- **REQUEST**:
In the lines below, output everything from the first line through the line containing "0.007, 0.001, 0.000, 0.008, 0.018]" exactly as it is. Pictures are not part of the output.

- **SUPPLIED RECORDS**:

★ ★ ★

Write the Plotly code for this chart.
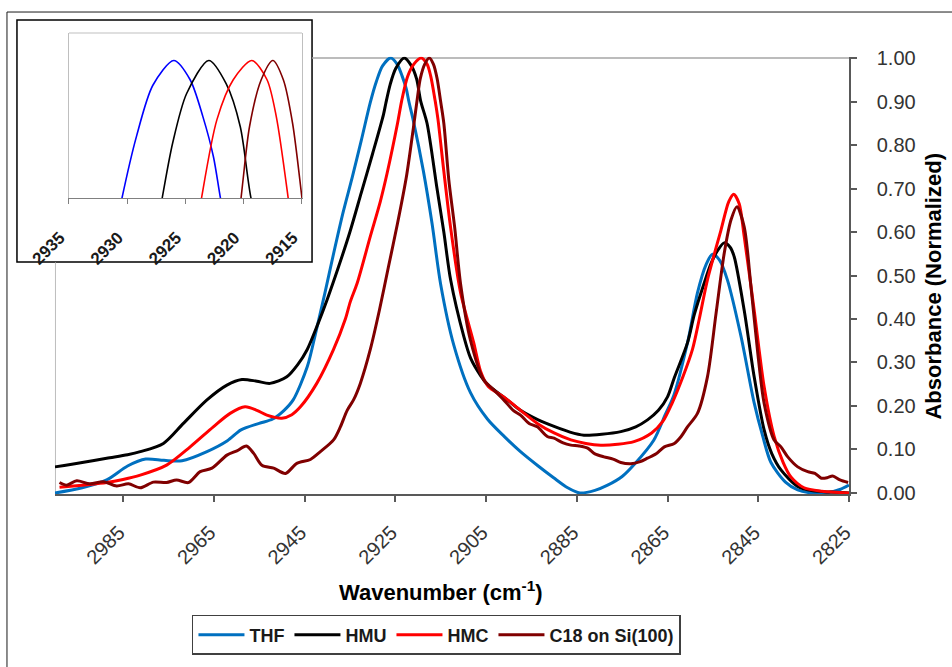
import plotly.graph_objects as go

# ---- data: normalized absorbance vs wavenumber (cm-1) ----
thf_wn = [3000, 2994, 2988.6, 2984, 2980, 2976, 2972, 2966.5, 2962, 2959,
          2955, 2952, 2949.5, 2947.5, 2944.4, 2942.5, 2940.5, 2938.6, 2936.5, 2934.5,
          2932.5, 2930.5, 2929.2, 2927.8, 2926, 2924.6, 2923.5, 2922.6, 2922, 2921,
          2918.8, 2916.9, 2915, 2912.1, 2908.4, 2904.7, 2901, 2897.4, 2893.5, 2890.1,
          2887, 2884.3, 2881, 2878.2, 2875, 2872.4, 2868, 2865.5, 2863.6, 2860.5,
          2858.4, 2856.5, 2855.1, 2853.5, 2851.8, 2848.8, 2845.9, 2844, 2842.2, 2839,
          2836.3, 2834, 2830, 2827, 2825]
thf_abs = [0.000, 0.012, 0.030, 0.062, 0.078, 0.075, 0.074, 0.095, 0.120, 0.145,
           0.160, 0.170, 0.190, 0.214, 0.290, 0.370, 0.460, 0.550, 0.645, 0.725,
           0.810, 0.898, 0.945, 0.982, 1.000, 0.986, 0.959, 0.930, 0.900, 0.855,
           0.740, 0.620, 0.480, 0.340, 0.230, 0.170, 0.130, 0.095, 0.062, 0.035,
           0.012, 0.000, 0.006, 0.018, 0.038, 0.065, 0.122, 0.180, 0.225, 0.350,
           0.460, 0.525, 0.549, 0.535, 0.490, 0.360, 0.207, 0.130, 0.070, 0.025,
           0.007, 0.001, 0.000, 0.008, 0.018]

hmu_wn = [3000, 2994, 2988.6, 2984, 2981.2, 2976.1, 2971.7, 2966.5, 2962.1, 2958.8,
          2955.5, 2952.6, 2948.9, 2946.5, 2944.4, 2942, 2940, 2937.5, 2935, 2932.5,
          2930, 2927.6, 2927.1, 2926.1, 2924.9, 2923, 2921.5, 2920.3, 2919.4, 2918,
          2915.8, 2914.3, 2912.8, 2909.9, 2908.4, 2906.2, 2904.7, 2900.3, 2897.4, 2893.5,
          2890, 2886.5, 2883.4, 2879.5, 2875.3, 2872, 2869.4, 2867, 2865, 2863.5,
          2860.6, 2859.1, 2857, 2855.4, 2853.8, 2852.5, 2851.2, 2850.3, 2848.1, 2845.9,
          2843.7, 2842, 2840, 2836.3, 2833, 2829, 2825]
hmu_abs = [0.060, 0.070, 0.080, 0.088, 0.095, 0.114, 0.160, 0.214, 0.248, 0.261,
           0.257, 0.252, 0.267, 0.295, 0.330, 0.390, 0.445, 0.520, 0.600, 0.690,
           0.780, 0.870, 0.895, 0.940, 0.976, 1.000, 0.983, 0.952, 0.901, 0.850,
           0.700, 0.600, 0.490, 0.360, 0.310, 0.270, 0.250, 0.214, 0.190, 0.168,
           0.153, 0.140, 0.133, 0.135, 0.141, 0.152, 0.168, 0.190, 0.221, 0.265,
           0.345, 0.410, 0.480, 0.528, 0.560, 0.575, 0.565, 0.543, 0.420, 0.267,
           0.145, 0.090, 0.053, 0.015, 0.005, 0.002, 0.000]

hmc_wn = [2999, 2994, 2988.6, 2985, 2981.2, 2975.4, 2970.2, 2965.1, 2961.4, 2958.1,
          2955.5, 2953.3, 2950, 2947.8, 2945.9, 2942.3, 2938.6, 2936, 2934.9, 2933.4,
          2930.5, 2928.3, 2926.8, 2924.5, 2923.6, 2922.3, 2920.9, 2919.3, 2918, 2917.2,
          2916.2, 2915.6, 2914.3, 2912.8, 2910.6, 2907.7, 2906.2, 2904.5, 2901.1, 2897.4,
          2893.7, 2890, 2886.3, 2883, 2879.7, 2876, 2872.4, 2868.5, 2866, 2864,
          2861.5, 2859.5, 2858, 2856.2, 2853.2, 2851.5, 2850.4, 2849.2, 2848.1, 2845.9,
          2843.7, 2841.5, 2839.5, 2837.8, 2834.9, 2831, 2825]
hmc_abs = [0.013, 0.018, 0.024, 0.031, 0.041, 0.064, 0.106, 0.152, 0.183, 0.198,
           0.190, 0.179, 0.172, 0.180, 0.198, 0.252, 0.330, 0.400, 0.440, 0.482,
           0.590, 0.670, 0.735, 0.850, 0.901, 0.957, 0.986, 1.000, 0.986, 0.959,
           0.901, 0.860, 0.740, 0.610, 0.460, 0.345, 0.280, 0.245, 0.221, 0.190,
           0.160, 0.138, 0.122, 0.114, 0.110, 0.112, 0.118, 0.138, 0.165, 0.206,
           0.270, 0.330, 0.400, 0.490, 0.605, 0.670, 0.687, 0.665, 0.590, 0.420,
           0.244, 0.130, 0.070, 0.037, 0.012, 0.004, 0.000]

c18_wn = [2999, 2997.5, 2995.2, 2992.3, 2989.3, 2986.4, 2983.8, 2981.2, 2978.3, 2975.4,
          2973.2, 2970.6, 2968, 2965.4, 2962.1, 2959.9, 2957.8, 2956.2, 2954.4, 2951.8,
          2949.2, 2946.7, 2943.7, 2941.5, 2938.6, 2937.1, 2935.6, 2934.2, 2932.7, 2930.5,
          2928.5, 2926.5, 2924.5, 2922.5, 2921, 2920.1, 2919.5, 2918.5, 2917.5,
          2916.6, 2915.8, 2915, 2914.3, 2913.2, 2911.9, 2910.6, 2908.4, 2905.5, 2903.3,
          2901.1, 2899, 2897.4, 2895.5, 2893.7, 2891.5, 2890, 2888, 2886.3, 2884.5,
          2882.6, 2881, 2879, 2877, 2875.3, 2873.1, 2871, 2869.4, 2867.5, 2865.7,
          2863.5, 2862, 2860.6, 2858.4, 2856.2, 2854.3, 2852.5, 2851, 2849.7, 2848.1,
          2846.6, 2845.1, 2843.7, 2841.5, 2840, 2838.5, 2836.3, 2834.1, 2832.5, 2831.1,
          2829.8, 2828.6, 2827, 2825.2]
c18_abs = [0.024, 0.018, 0.028, 0.021, 0.026, 0.016, 0.021, 0.012, 0.025, 0.024,
           0.030, 0.024, 0.049, 0.057, 0.087, 0.097, 0.108, 0.091, 0.064, 0.057,
           0.045, 0.068, 0.077, 0.095, 0.122, 0.152, 0.190, 0.214, 0.252, 0.330,
           0.420, 0.520, 0.620, 0.730, 0.840, 0.910, 0.952, 0.986, 1.000,
           0.986, 0.954, 0.900, 0.850, 0.720, 0.610, 0.480, 0.350, 0.260, 0.237,
           0.214, 0.190, 0.179, 0.160, 0.152, 0.130, 0.126, 0.115, 0.110, 0.108,
           0.103, 0.090, 0.083, 0.078, 0.070, 0.067, 0.072, 0.080, 0.090, 0.106,
           0.114, 0.130, 0.152, 0.183, 0.267, 0.413, 0.551, 0.628, 0.658, 0.612,
           0.474, 0.321, 0.206, 0.122, 0.106, 0.083, 0.060, 0.049, 0.045, 0.034,
           0.035, 0.039, 0.030, 0.024]

series_names = ["THF", "HMU", "HMC", "C18 on Si(100)"]
main_colors = ["#0070C0", "#000000", "#FF0000", "#800000"]
inset_colors = ["#0000FF", "#000000", "#FF0000", "#800000"]

main_ticks = [2985, 2965, 2945, 2925, 2905, 2885, 2865, 2845, 2825]
inset_ticks = [2935, 2930, 2925, 2920, 2915]
y_ticks = [0.0, 0.1, 0.2, 0.3, 0.4, 0.5, 0.6, 0.7, 0.8, 0.9, 1.0]

FONT = "Liberation Sans, Arial, sans-serif"
AXIS_GREY = "#595959"
FRAME_GREY = "#a6a6a6"

xs = [thf_wn, hmu_wn, hmc_wn, c18_wn]
ys = [thf_abs, hmu_abs, hmc_abs, c18_abs]

fig = go.Figure()

# main spectra
for name, x, y, col in zip(series_names, xs, ys, main_colors):
    fig.add_trace(go.Scatter(
        x=x, y=y, name=name, mode="lines",
        line=dict(color=col, width=3, shape="spline", smoothing=0.8),
        xaxis="x", yaxis="y"))

# inset: close-up of the CH2 asymmetric stretch maxima
for name, x, y, col in zip(series_names, xs, ys, inset_colors):
    fig.add_trace(go.Scatter(
        x=x, y=y, name=name, mode="lines", showlegend=False,
        line=dict(color=col, width=1.6, shape="spline", smoothing=0.8),
        xaxis="x2", yaxis="y2"))

shapes = [
    # outer chart frame
    dict(type="rect", xref="paper", yref="paper", x0=-0.0036, x1=1.13, y0=-0.37, y1=1.0168,
         line=dict(color="#1a1a1a", width=1), fillcolor="rgba(0,0,0,0)", layer="below"),
    # inset frame
    dict(type="rect", xref="paper", yref="paper", x0=0.0083, x1=0.36, y0=0.4905, y1=1.0,
         line=dict(color="#000000", width=1.5), fillcolor="white", layer="below"),
    # light plot-area border of the main panel (top and left)
    dict(type="line", xref="paper", yref="y", x0=0.36, x1=1.0, y0=1.0, y1=1.0,
         line=dict(color=FRAME_GREY, width=1.5), layer="below"),
    dict(type="line", xref="x", yref="y", x0=3000, x1=3000, y0=-0.003, y1=0.531,
         line=dict(color=FRAME_GREY, width=1.5), layer="below"),
    # top border of the inset plot area
    dict(type="line", xref="x2 domain", yref="y2 domain", x0=0, x1=1, y0=1, y1=1,
         line=dict(color="#bfbfbf", width=1.2), layer="below"),
]

annotations = [
    dict(text="<b>Wavenumber (cm<sup>-1</sup>)</b>", xref="paper", yref="paper",
         x=0.5137, y=-0.2021, xanchor="center", yanchor="middle", showarrow=False,
         font=dict(family=FONT, size=22, color="#000000")),
    dict(text="<b>Absorbance (Normalized)</b>", xref="paper", yref="paper",
         x=1.1013, y=0.441, xanchor="center", yanchor="middle", showarrow=False,
         textangle=-90, font=dict(family=FONT, size=22, color="#000000")),
]

fig.update_layout(
    width=952, height=667,
    margin=dict(l=10, r=103, t=20, b=172),
    paper_bgcolor="white",
    plot_bgcolor="rgba(0,0,0,0)",
    font=dict(family=FONT, color="#262626"),
    shapes=shapes,
    annotations=annotations,
    showlegend=True,
    legend=dict(
        orientation="h", x=0.5083, xanchor="center", y=-0.2526, yanchor="top",
        bordercolor="#404040", borderwidth=1.5, bgcolor="white",
        font=dict(family=FONT, size=18, color="#1a1a1a", weight="bold"),
        itemwidth=46,
    ),
    xaxis=dict(
        domain=[0.0536, 1.0], range=[3000, 2825], anchor="y",
        tickmode="array", tickvals=main_ticks, ticktext=[str(t) for t in main_ticks],
        tickangle=-45, tickfont=dict(size=20, color="#333333"),
        ticklabelstandoff=11, ticklabelshift=4,
        ticks="outside", ticklen=6, tickwidth=1.5, tickcolor=AXIS_GREY,
        showline=True, linecolor=AXIS_GREY, linewidth=1.5,
        showgrid=False, zeroline=False, automargin=False,
    ),
    yaxis=dict(
        domain=[0.0015, 0.9227], range=[-0.003, 1.003], anchor="x", side="right",
        tickmode="array", tickvals=y_ticks, tickformat=".2f",
        tickfont=dict(size=20, color="#333333"), ticklabelstandoff=16,
        ticks="outside", ticklen=6, tickwidth=1.5, tickcolor=AXIS_GREY,
        showline=True, linecolor=AXIS_GREY, linewidth=1.5,
        showgrid=False, zeroline=False, automargin=False,
    ),
    xaxis2=dict(
        domain=[0.0703, 0.3480], range=[2935, 2915], anchor="y2",
        tickmode="array", tickvals=inset_ticks, ticktext=[str(t) for t in inset_ticks],
        tickangle=-45, tickfont=dict(size=17, color="#1a1a1a", weight="bold"),
        ticklabelstandoff=17, ticklabelshift=9,
        ticks="outside", ticklen=5, tickwidth=1, tickcolor="#808080",
        showline=True, linecolor="#808080", linewidth=1.2,
        showgrid=False, zeroline=False, automargin=False,
    ),
    yaxis2=dict(
        domain=[0.6253, 0.9726], range=[0.9, 1.02], anchor="x2",
        showticklabels=False, ticks="",
        showline=True, mirror=True, linecolor="#bfbfbf", linewidth=1.2,
        showgrid=False, zeroline=False, automargin=False,
    ),
)

fig.write_html("out.html")
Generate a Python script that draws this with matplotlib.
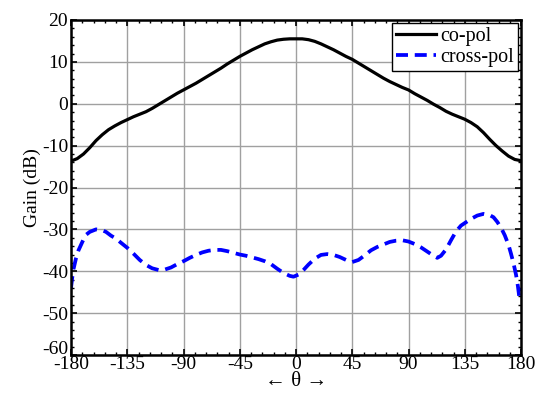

★ ★ ★

- **SOLUTION**:
Write the Plotly code for this chart.
import plotly.graph_objects as go

# ---- data: normalized absorbance vs wavenumber (cm-1) ----
thf_wn = [3000, 2994, 2988.6, 2984, 2980, 2976, 2972, 2966.5, 2962, 2959,
          2955, 2952, 2949.5, 2947.5, 2944.4, 2942.5, 2940.5, 2938.6, 2936.5, 2934.5,
          2932.5, 2930.5, 2929.2, 2927.8, 2926, 2924.6, 2923.5, 2922.6, 2922, 2921,
          2918.8, 2916.9, 2915, 2912.1, 2908.4, 2904.7, 2901, 2897.4, 2893.5, 2890.1,
          2887, 2884.3, 2881, 2878.2, 2875, 2872.4, 2868, 2865.5, 2863.6, 2860.5,
          2858.4, 2856.5, 2855.1, 2853.5, 2851.8, 2848.8, 2845.9, 2844, 2842.2, 2839,
          2836.3, 2834, 2830, 2827, 2825]
thf_abs = [0.000, 0.012, 0.030, 0.062, 0.078, 0.075, 0.074, 0.095, 0.120, 0.145,
           0.160, 0.170, 0.190, 0.214, 0.290, 0.370, 0.460, 0.550, 0.645, 0.725,
           0.810, 0.898, 0.945, 0.982, 1.000, 0.986, 0.959, 0.930, 0.900, 0.855,
           0.740, 0.620, 0.480, 0.340, 0.230, 0.170, 0.130, 0.095, 0.062, 0.035,
           0.012, 0.000, 0.006, 0.018, 0.038, 0.065, 0.122, 0.180, 0.225, 0.350,
           0.460, 0.525, 0.549, 0.535, 0.490, 0.360, 0.207, 0.130, 0.070, 0.025,
           0.007, 0.001, 0.000, 0.008, 0.018]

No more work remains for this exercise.